Copy exactly the lines from the start of the material through the line with "var y = d3.scaleLog().domain([0.1, 10]).range([m.bottom, m.top])". Pictures stay out of the copy.

::: Given information

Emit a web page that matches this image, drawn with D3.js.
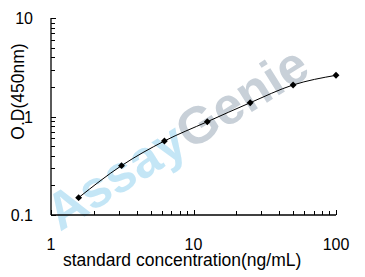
<!DOCTYPE html>
<html>
<head>
<meta charset="utf-8">
<script src="https://cdn.jsdelivr.net/npm/d3@7"></script>
<style>
  body { margin: 0; background: #fff; }
  text { font-family: "Liberation Sans", Arial, sans-serif; }
</style>
</head>
<body>
<script>
// standard curve data
var conc = [1.5625, 3.125, 6.25, 12.5, 25, 50, 100]
var od = [0.150, 0.317, 0.564, 0.885, 1.38, 2.09, 2.62]
var xTicks = [1, 10, 100]
var yTicks = [0.1, 1, 10]

var W = 365, H = 277
var m = {left: 51, right: 336, top: 18, bottom: 215}

var svg = d3.select("body").append("svg")
    .attr("width", W).attr("height", H)

var x = d3.scaleLog().domain([1, 100]).range([m.left, m.right])
var y = d3.scaleLog().domain([0.1, 10]).range([m.bottom, m.top])

// watermark
var wm = svg.append("text")
    .attr("transform", "translate(60,232) rotate(-32)")
    .attr("font-size", 52).attr("font-weight", "bold")
wm.append("tspan").attr("fill", "#c4e6f6").text("Assay")
wm.append("tspan").attr("fill", "#c8d0d8").text("Genie")

// minor + major tick values
function logTicks(lo, hi) {
  var t = []
  for (var d = lo; d < hi * 0.99; d *= 10)
    for (var k = 1; k < 10; k++) t.push(d * k)
  t.push(hi)
  return t
}
var isMajor = function(v){ return Math.abs(Math.log10(v) - Math.round(Math.log10(v))) < 1e-9 }

// axis lines
svg.append("line").attr("x1", m.left).attr("x2", m.left).attr("y1", m.top).attr("y2", m.bottom)
    .attr("stroke", "#000").attr("stroke-width", 1.3)
svg.append("line").attr("x1", m.left).attr("x2", m.right).attr("y1", m.bottom).attr("y2", m.bottom)
    .attr("stroke", "#000").attr("stroke-width", 1.3)

svg.selectAll(".yt").data(logTicks(0.1, 10)).enter().append("line")
    .attr("x1", m.left).attr("x2", function(d){ return m.left + (isMajor(d) ? 5 : 4) })
    .attr("y1", function(d){ return Math.round(y(d)) + 0.5 })
    .attr("y2", function(d){ return Math.round(y(d)) + 0.5 })
    .attr("stroke", "#000")

svg.selectAll(".xt").data(logTicks(1, 100)).enter().append("line")
    .attr("y1", m.bottom).attr("y2", function(d){ return m.bottom - (isMajor(d) ? 5 : 4) })
    .attr("x1", function(d){ return Math.round(x(d)) + 0.5 })
    .attr("x2", function(d){ return Math.round(x(d)) + 0.5 })
    .attr("stroke", "#000")

// tick labels
svg.selectAll(".yl").data(yTicks).enter().append("text")
    .attr("x", 33).attr("y", function(d){ return y(d) + 6 })
    .attr("text-anchor", "end").attr("font-size", 16)
    .text(function(d){ return d })

svg.selectAll(".xl").data(xTicks).enter().append("text")
    .attr("x", function(d){ return x(d) }).attr("y", 250)
    .attr("text-anchor", "middle").attr("font-size", 16)
    .text(function(d){ return d })

// axis titles
svg.append("text").attr("x", 63).attr("y", 266)
    .attr("font-size", 17.5).text("standard concentration(ng/mL)")
svg.append("text").attr("transform", "translate(24,91.5) rotate(-90)")
    .attr("text-anchor", "middle").attr("font-size", 17.5).text("O.D(450nm)")

// fitted curve
var pts = conc.map(function(c, i){ return [x(c), y(od[i])] })
svg.append("path")
    .attr("d", d3.line().curve(d3.curveMonotoneX)(pts))
    .attr("fill", "none").attr("stroke", "#000").attr("stroke-width", 1)

svg.selectAll(".pt").data(pts).enter().append("path")
    .attr("d", d3.symbol().type(d3.symbolDiamond2).size(30))
    .attr("transform", function(d){ return "translate(" + d[0] + "," + d[1] + ")" })
    .attr("fill", "#000")
</script>
</body>
</html>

::::::

** Written answer **
Emit a web page that matches this image, drawn with D3.js.
<!DOCTYPE html>
<html>
<head>
<meta charset="utf-8">
<script src="https://cdn.jsdelivr.net/npm/d3@7"></script>
<style>
  body { margin: 0; background: #fff; }
  text { font-family: "Liberation Sans", Arial, sans-serif; }
</style>
</head>
<body>
<script>
// standard curve data
var conc = [1.5625, 3.125, 6.25, 12.5, 25, 50, 100]
var od = [0.150, 0.317, 0.564, 0.885, 1.38, 2.09, 2.62]
var xTicks = [1, 10, 100]
var yTicks = [0.1, 1, 10]

var W = 365, H = 277
var m = {left: 51, right: 336, top: 18, bottom: 215}

var svg = d3.select("body").append("svg")
    .attr("width", W).attr("height", H)

var x = d3.scaleLog().domain([1, 100]).range([m.left, m.right])
var y = d3.scaleLog().domain([0.1, 10]).range([m.bottom, m.top])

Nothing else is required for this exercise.